Gel Spacer Improving Prostate Radiation Therapy Side Effects

Radiation treatment for prostate cancer is potentially damaging to surrounding organs and tissue. A gel-like material called SpaceOAR is being used at Crozer Health to temporarily distance the prostate from the rectum. This dramatically improves some significant side effects for men who undergo prostate radiation therapy.

The challenge with prostate radiation therapy is to maximize radiation to the prostate while not radiating the surrounding healthy tissue. The prostate and rectum, however, are naturally separated by a small space. Because of the close proximity, radiation can accidentally damage the rectum.

SpaceOAR (OAR stands for “organs at risk”) hydrogel helps prevent this by expanding the space between the prostate and rectum, remaining in the body for about three months. After that, the gel is typically absorbed by the body. The hydrogel is made of two liquids that, when combined, form a soft, gel-like synthetic consisting mostly of water. This biodegradable material historically has also been used as surgical sealants on the eye, brain, and spine.

SpaceOAR was introduced at Crozer Health in 2018. It’s offered to patients with an appropriate anatomy for the procedure, who are about to undergo either external beam radiation with intensity-modulated radiation therapy or stereotactic radiosurgery with CyberKnife, said Stephen A. Arrigo, M.D., Chair of Radiation Oncology at Crozer Health .

“We’re inserting markers to guide the radiation treatment and, in the same procedure, injecting the hydrogel, which reduces radiation exposure to the rectum by 70 percent and reduces the symptoms of proctitis by 70 percent,” Dr. Arrigo said.

SpaceOAR gel is inserted by transperineal injection under general anesthesia. It typically takes about a half-hour, he explained.
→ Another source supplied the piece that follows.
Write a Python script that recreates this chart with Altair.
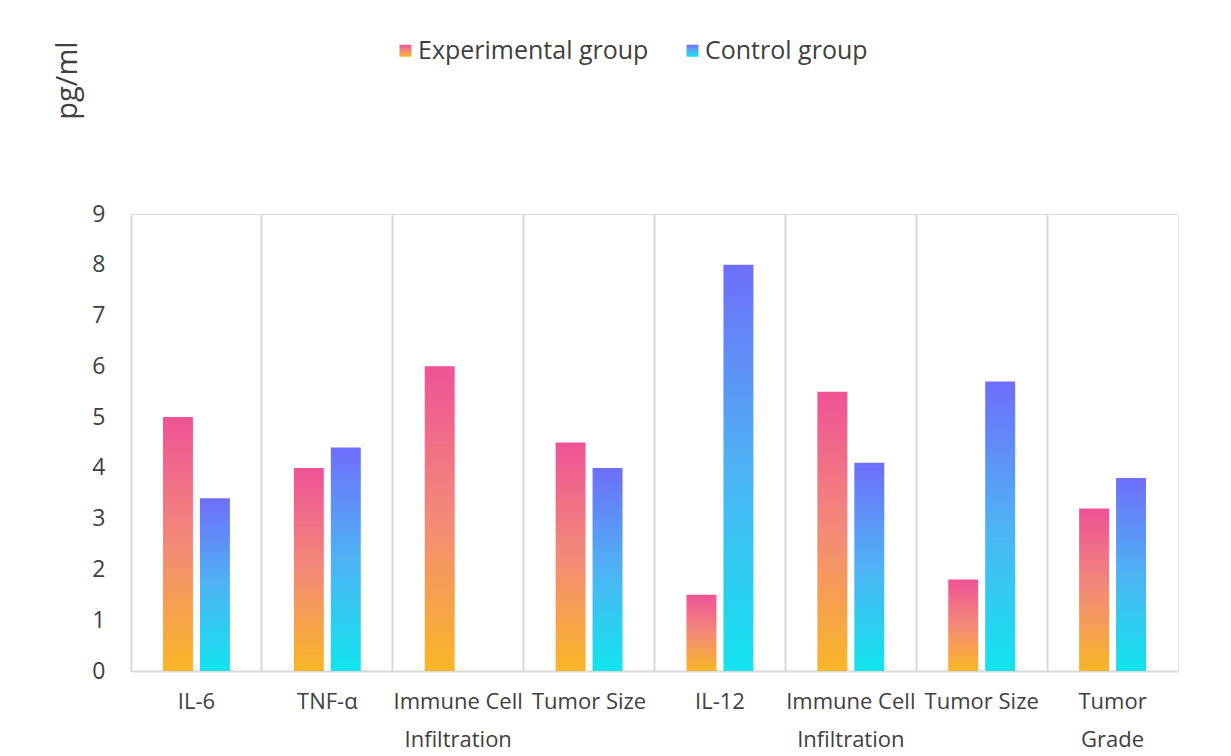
import json
import altair as alt
import pandas as pd

# ---- data ----
categories = ["IL-6", "TNF-α", "Immune Cell Infiltration", "Tumor Size",
              "IL-12", "Immune Cell Infiltration", "Tumor Size", "Tumor Grade"]
label_lines = ["IL-6", "TNF-α", ["Immune Cell", "Infiltration"], "Tumor Size",
               "IL-12", ["Immune Cell", "Infiltration"], "Tumor Size", ["Tumor", "Grade"]]
experimental = [5.0, 4.0, 6.0, 4.5, 1.5, 5.5, 1.8, 3.2]
control = [3.4, 4.4, None, 4.0, 8.0, 4.1, 5.7, 3.8]
series = ["Experimental group", "Control group"]
y_ticks = list(range(0, 10))

rows = []
for i, cat in enumerate(categories):
    for s, vals in zip(series, [experimental, control]):
        if vals[i] is not None:
            rows.append({"key": str(i), "category": cat, "series": s, "value": vals[i]})
df = pd.DataFrame(rows)

exp_grad = ("{gradient:'linear',x1:0,y1:1,x2:0,y2:0,"
            "stops:[{offset:0,color:'#F9B627'},{offset:0.5,color:'#F38A78'},{offset:1,color:'#EE5396'}]}")
ctl_grad = ("{gradient:'linear',x1:0,y1:1,x2:0,y2:0,"
            "stops:[{offset:0,color:'#12E4EE'},{offset:0.5,color:'#4EB3F4'},{offset:1,color:'#6E6EFB'}]}")

TXT = "#404040"
FONT = "Open Sans"
GRID = "#d9d9d9"

label_expr = json.dumps(label_lines, ensure_ascii=False) + "[toNumber(datum.value)]"

chart = alt.Chart(df).mark_bar().encode(
    x=alt.X("key:N", sort=[str(i) for i in range(len(categories))],
            scale=alt.Scale(paddingInner=0, paddingOuter=0),
            axis=alt.Axis(title=None, labelExpr=label_expr, labelAngle=0,
                          labelFontSize=22, labelColor=TXT, labelFont=FONT,
                          labelPadding=20, labelLineHeight=38, labelBaseline="top",
                          ticks=False, tickSize=0, domain=True, domainColor=GRID, domainWidth=2,
                          grid=True, gridColor=GRID, gridWidth=2, bandPosition=0)),
    xOffset=alt.XOffset("series:N", sort=series,
                        scale=alt.Scale(domain=series, paddingInner=0.189, paddingOuter=0.865)),
    y=alt.Y("value:Q", scale=alt.Scale(domain=[0, 9], nice=False),
            axis=alt.Axis(values=y_ticks, title="pg/ml", grid=False, domain=False,
                          ticks=False, tickSize=0, labelPadding=26,
                          labelFontSize=23, labelColor=TXT, labelFont=FONT,
                          titleFontSize=29, titleFont=FONT, titleColor=TXT, titleFontWeight="normal",
                          titleX=-64, titleY=-134, titleAngle=270, titleAlign="center",
                          titleBaseline="middle")),
    color=alt.Color("series:N", sort=series,
                    scale=alt.Scale(domain=series, range=[{"expr": exp_grad}, {"expr": ctl_grad}]),
                    legend=alt.Legend(title=None, orient="none", direction="horizontal",
                                      legendX=262, legendY=-176, padding=0,
                                      symbolType="square", symbolSize=144, symbolStrokeWidth=0,
                                      labelFontSize=25, labelFont=FONT, labelColor=TXT,
                                      labelLimit=0, labelOffset=0, columnPadding=31)),
).properties(
    width=1047, height=457,
    autosize=alt.AutoSizeParams(type="none"),
    padding={"left": 123, "top": 206, "right": 45, "bottom": 85},
).configure_view(
    stroke=GRID, strokeWidth=2
).configure(background="white")

chart.save("out.html", embed_options={"renderer": "svg", "actions": False})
In a clinical study, SpaceOAR patients who had erections sufficient for intercourse prior to undergoing prostate radiation therapy were 30 percent more likely to retain sexual function after their treatment. Hydrogel has also significantly reduced urinary side effects of radiation therapy, including incontinence. “We’re able to reduce the dose to the bladder neck because the hydrogel changes the geometry,” Dr. Arrigo said. “Urinary frequency, urgency, and burning during urination all have to do with bladder neck dose.”